[Entries with chart source code]

--- begin ---

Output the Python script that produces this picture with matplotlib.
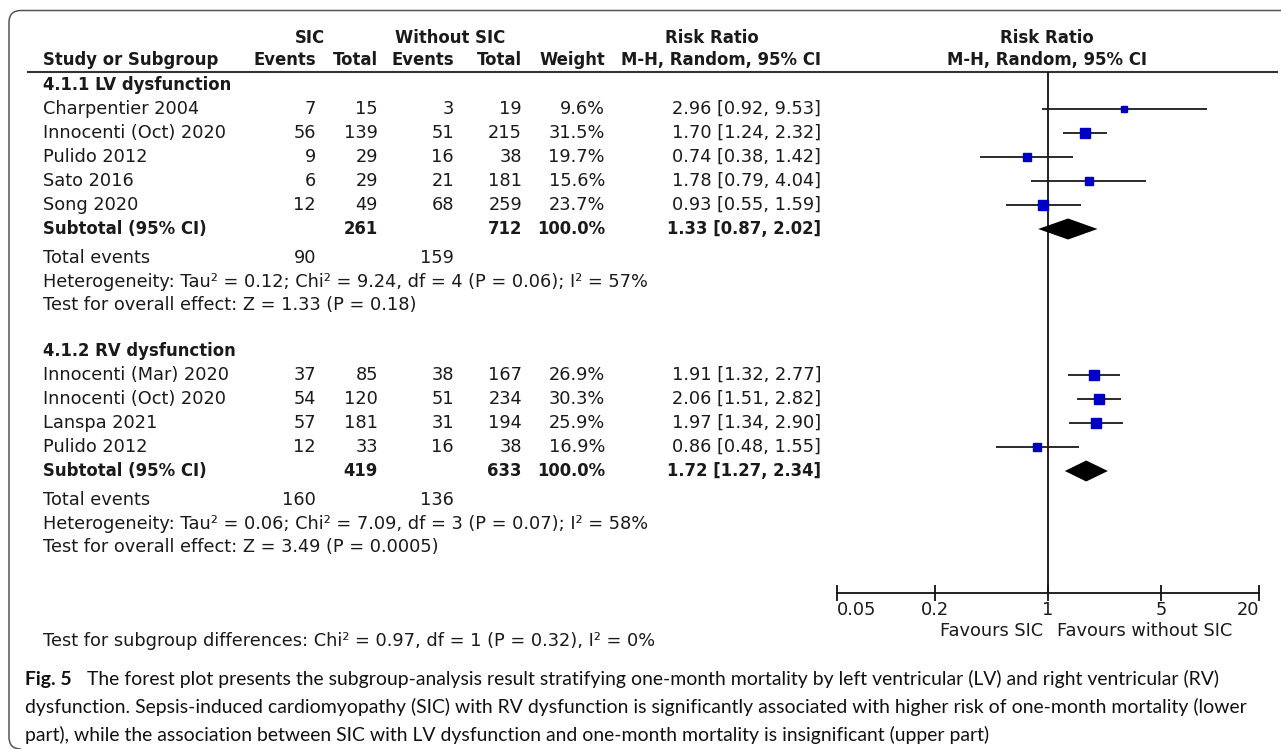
import numpy as np
import matplotlib
matplotlib.use("Agg")
import matplotlib.pyplot as plt
from matplotlib.path import Path
from matplotlib.patches import PathPatch

# ---- data ----
lv_studies = ["Charpentier 2004", "Innocenti (Oct) 2020", "Pulido 2012", "Sato 2016", "Song 2020"]
lv_sic_events = [7, 56, 9, 6, 12]
lv_sic_total = [15, 139, 29, 29, 49]
lv_ctl_events = [3, 51, 16, 21, 68]
lv_ctl_total = [19, 215, 38, 181, 259]
lv_weight = [9.6, 31.5, 19.7, 15.6, 23.7]
lv_rr = [2.96, 1.70, 0.74, 1.78, 0.93]
lv_lo = [0.92, 1.24, 0.38, 0.79, 0.55]
lv_hi = [9.53, 2.32, 1.42, 4.04, 1.59]
lv_subtotal = [1.33, 0.87, 2.02]
lv_totals = [261, 712]
lv_total_events = [90, 159]
lv_het = "Heterogeneity: Tau² = 0.12; Chi² = 9.24, df = 4 (P = 0.06); I² = 57%"
lv_effect = "Test for overall effect: Z = 1.33 (P = 0.18)"

rv_studies = ["Innocenti (Mar) 2020", "Innocenti (Oct) 2020", "Lanspa 2021", "Pulido 2012"]
rv_sic_events = [37, 54, 57, 12]
rv_sic_total = [85, 120, 181, 33]
rv_ctl_events = [38, 51, 31, 16]
rv_ctl_total = [167, 234, 194, 38]
rv_weight = [26.9, 30.3, 25.9, 16.9]
rv_rr = [1.91, 2.06, 1.97, 0.86]
rv_lo = [1.32, 1.51, 1.34, 0.48]
rv_hi = [2.77, 2.82, 2.90, 1.55]
rv_subtotal = [1.72, 1.27, 2.34]
rv_totals = [419, 633]
rv_total_events = [160, 136]
rv_het = "Heterogeneity: Tau² = 0.06; Chi² = 7.09, df = 3 (P = 0.07); I² = 58%"
rv_effect = "Test for overall effect: Z = 3.49 (P = 0.0005)"

groups = [
    ("4.1.1 LV dysfunction", lv_studies, lv_sic_events, lv_sic_total, lv_ctl_events, lv_ctl_total,
     lv_weight, lv_rr, lv_lo, lv_hi, lv_subtotal, lv_totals, lv_total_events, lv_het, lv_effect),
    ("4.1.2 RV dysfunction", rv_studies, rv_sic_events, rv_sic_total, rv_ctl_events, rv_ctl_total,
     rv_weight, rv_rr, rv_lo, rv_hi, rv_subtotal, rv_totals, rv_total_events, rv_het, rv_effect),
]
group_top = [85, 351]

ticks = [0.05, 0.2, 1, 5, 20]
tick_labels = ["0.05", "0.2", "1", "5", "20"]
subgroup_test = "Test for subgroup differences: Chi² = 0.97, df = 1 (P = 0.32), I² = 0%"
caption_bold = "Fig. 5"
caption_lines = [
    "The forest plot presents the subgroup-analysis result stratifying one-month mortality by left ventricular (LV) and right ventricular (RV)",
    "dysfunction. Sepsis-induced cardiomyopathy (SIC) with RV dysfunction is significantly associated with higher risk of one-month mortality (lower",
    "part), while the association between SIC with LV dysfunction and one-month mortality is insignificant (upper part)",
]

plt.rcParams["font.family"] = ["DejaVu Sans"]

W, H = 1281, 749
FS = 12.75     # regular table text
FSB = 11.9     # bold table text
TXT = "#1a1a1a"
BLUE = "#0000c4"

fig = plt.figure(figsize=(W / 100, H / 100), dpi=100)
bg = fig.add_axes([0, 0, 1, 1])
bg.set_xlim(0, W)
bg.set_ylim(H, 0)
bg.axis("off")

# border: top + left with rounded corners
verts = [(W, 10.5), (21, 10.5), (9, 10.5), (9, 22.5), (9, 737), (9, 749), (21, 749)]
codes = [Path.MOVETO, Path.LINETO, Path.CURVE3, Path.CURVE3, Path.LINETO, Path.CURVE3, Path.CURVE3]
bg.add_patch(PathPatch(Path(verts, codes), fill=False, ec="#555555", lw=1.1))
bg.plot([28, 1277], [72, 72], color="#333333", lw=1.5)


def t(x, y, s, ha="left", bold=False):
    bg.text(x, y, s, ha=ha, va="center", fontsize=FSB if bold else FS, color=TXT,
            fontweight="bold" if bold else "normal")


# column right edges
c_ev1, c_tot1, c_ev2, c_tot2, c_w, c_rr = 316, 378, 454, 522, 605, 821
x_name = 43

t(310, 38, "SIC", ha="center", bold=True)
t(450, 38, "Without SIC", ha="center", bold=True)
t(712, 38, "Risk Ratio", ha="center", bold=True)
t(1047, 38, "Risk Ratio", ha="center", bold=True)
t(x_name, 60, "Study or Subgroup", bold=True)
t(c_ev1, 60, "Events", ha="right", bold=True)
t(c_tot1, 60, "Total", ha="right", bold=True)
t(c_ev2, 60, "Events", ha="right", bold=True)
t(c_tot2, 60, "Total", ha="right", bold=True)
t(c_w, 60, "Weight", ha="right", bold=True)
t(c_rr, 60, "M-H, Random, 95% CI", ha="right", bold=True)
t(1047, 60, "M-H, Random, 95% CI", ha="center", bold=True)

# forest axes on log scale
fx0, fx1, fy0, fy1 = 837, 1259, 72, 593
ax = fig.add_axes([fx0 / W, 1 - fy1 / H, (fx1 - fx0) / W, (fy1 - fy0) / H])
ax.set_xscale("log")
ax.set_xlim(0.05, 20)
ax.set_ylim(fy1, fy0)
ax.patch.set_alpha(0)
for side in ["top", "left", "right"]:
    ax.spines[side].set_visible(False)
ax.spines["bottom"].set_linewidth(1.3)
ax.spines["bottom"].set_color("#111111")
ax.set_yticks([])
ax.set_xticks(ticks)
ax.set_xticklabels(tick_labels)
ax.xaxis.set_minor_locator(matplotlib.ticker.NullLocator())
ax.tick_params(axis="x", direction="inout", length=12, width=1.3, color="#111111",
               labelsize=FS, labelcolor=TXT, pad=0)
labs = ax.get_xticklabels()
labs[0].set_ha("left")
labs[-1].set_ha("right")
ax.axvline(1, color="#111111", lw=1.3)

for g, y0 in zip(groups, group_top):
    (title, names, e1, n1, e2, n2, w, rr, lo, hi, sub, tots, tev, het, eff) = g
    t(x_name, y0, title, bold=True)
    ys = [y0 + 24 + 24 * i for i in range(len(names))]
    for i, y in enumerate(ys):
        t(x_name, y, names[i])
        t(c_ev1, y, str(e1[i]), ha="right")
        t(c_tot1, y, str(n1[i]), ha="right")
        t(c_ev2, y, str(e2[i]), ha="right")
        t(c_tot2, y, str(n2[i]), ha="right")
        t(c_w, y, f"{w[i]:.1f}%", ha="right")
        t(c_rr, y, f"{rr[i]:.2f} [{lo[i]:.2f}, {hi[i]:.2f}]", ha="right")
    ax.hlines(ys, lo, hi, color="#1a1a1a", lw=1.3, zorder=2)
    for i, y in enumerate(ys):
        ax.plot(rr[i], y, marker="s", ms=1.9 * np.sqrt(w[i]) * 0.72, color=BLUE,
                mec=BLUE, zorder=3)
    ysub = y0 + 24 + 24 * len(names)
    t(x_name, ysub, "Subtotal (95% CI)", bold=True)
    t(c_tot1, ysub, str(tots[0]), ha="right", bold=True)
    t(c_tot2, ysub, str(tots[1]), ha="right", bold=True)
    t(c_w, ysub, "100.0%", ha="right", bold=True)
    t(c_rr, ysub, f"{sub[0]:.2f} [{sub[1]:.2f}, {sub[2]:.2f}]", ha="right", bold=True)
    ax.fill([sub[1], sub[0], sub[2], sub[0]], [ysub, ysub - 10.5, ysub, ysub + 10.5],
            color="black", lw=0, zorder=3)
    t(x_name, ysub + 29, "Total events")
    t(c_ev1, ysub + 29, str(tev[0]), ha="right")
    t(c_ev2, ysub + 29, str(tev[1]), ha="right")
    t(x_name, ysub + 53, het)
    t(x_name, ysub + 76, eff)

t(1043, 631, "Favours SIC", ha="right")
t(1057, 631, "Favours without SIC", ha="left")
t(x_name, 641, subgroup_test)

CF = 13.95
cap = dict(ha="left", va="center", fontsize=CF, family="Lato", color="#111111")
bg.text(25, 679, caption_bold, fontweight="bold", **cap)
bg.text(87, 679, caption_lines[0], **cap)
bg.text(25, 707, caption_lines[1], **cap)
bg.text(25, 735, caption_lines[2], **cap)

fig.savefig("out.png", dpi=100)
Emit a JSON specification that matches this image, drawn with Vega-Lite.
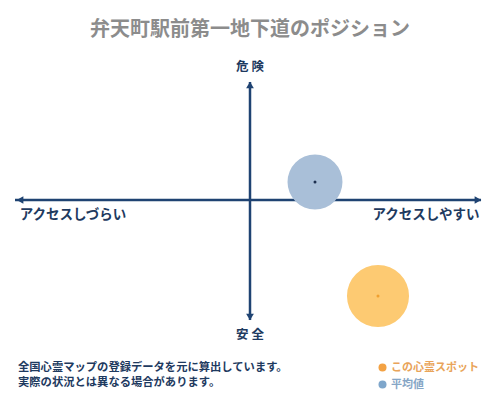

--- end ---

▸ **What you have to do**: In the entries above, find the line that contains "effect: Z = 1.33", then repeat exactly every line from the first one through that line, with no pictures.

▸ **Reply to the task**:
Output the Python script that produces this picture with matplotlib.
import numpy as np
import matplotlib
matplotlib.use("Agg")
import matplotlib.pyplot as plt
from matplotlib.path import Path
from matplotlib.patches import PathPatch

# ---- data ----
lv_studies = ["Charpentier 2004", "Innocenti (Oct) 2020", "Pulido 2012", "Sato 2016", "Song 2020"]
lv_sic_events = [7, 56, 9, 6, 12]
lv_sic_total = [15, 139, 29, 29, 49]
lv_ctl_events = [3, 51, 16, 21, 68]
lv_ctl_total = [19, 215, 38, 181, 259]
lv_weight = [9.6, 31.5, 19.7, 15.6, 23.7]
lv_rr = [2.96, 1.70, 0.74, 1.78, 0.93]
lv_lo = [0.92, 1.24, 0.38, 0.79, 0.55]
lv_hi = [9.53, 2.32, 1.42, 4.04, 1.59]
lv_subtotal = [1.33, 0.87, 2.02]
lv_totals = [261, 712]
lv_total_events = [90, 159]
lv_het = "Heterogeneity: Tau² = 0.12; Chi² = 9.24, df = 4 (P = 0.06); I² = 57%"
lv_effect = "Test for overall effect: Z = 1.33 (P = 0.18)"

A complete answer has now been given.